Grimy Times

Michael S. Selig, Policy Change, Washington 2026

Published June 5, 2026

WASHINGTON – The Commodity Futures Trading Commission (CFTC) announced today a significant shift in its enforcement settlement policies, rescinding a long-standing rule that required defendants to admit wrongdoing as a condition of settlement. The change, effective immediately, aims to streamline enforcement actions and expedite the return of funds to investors, according to a press release issued June 3, 2026.

For nearly three decades, the CFTC adhered to a “no-deny” policy, refusing to accept settlement offers from individuals or companies who continued to dispute the allegations leveled against them. CFTC Chairman Michael S. Selig stated the rescission brings the agency in line with the majority of other federal regulators. “For nearly three decades, the Commission has refused to settle cases unless the defendant promised not to publicly deny the Commission’s allegations. I am pleased that we are rescinding the no-deny policy consistent with regulators throughout the government,” he said.

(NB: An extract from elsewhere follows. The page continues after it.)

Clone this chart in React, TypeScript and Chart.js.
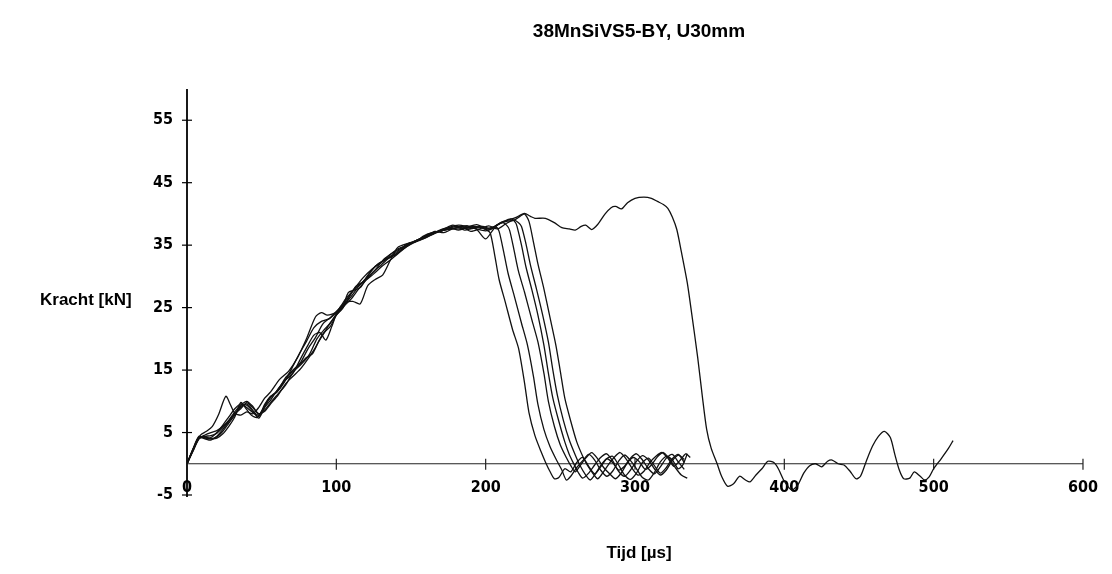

The agency argues that the previous policy created unnecessary hurdles in reaching settlements, potentially delaying restitution for harmed investors and consuming valuable agency resources. Officials believe that public denials of allegations, even after a settlement, often have minimal impact on the public interest. The CFTC also expressed concern that the policy fostered the perception that the Commission was attempting to avoid public scrutiny.

David Miller, Director of the Division of Enforcement, emphasized the move ensures fairer resolutions in enforcement matters. The CFTC clarified that it retains full discretion to negotiate for admissions of fact or liability in settlements, and the rescission of the no-deny policy does not affect that ability. Furthermore, the Commission will not enforce existing “no-deny” provisions already included in prior settlements.

The policy change is expected to have a broad impact on future CFTC enforcement actions, potentially leading to quicker resolutions and increased recovery of funds for defrauded investors. While the immediate impact remains to be seen, the CFTC views this as a positive step toward a more efficient and effective regulatory framework.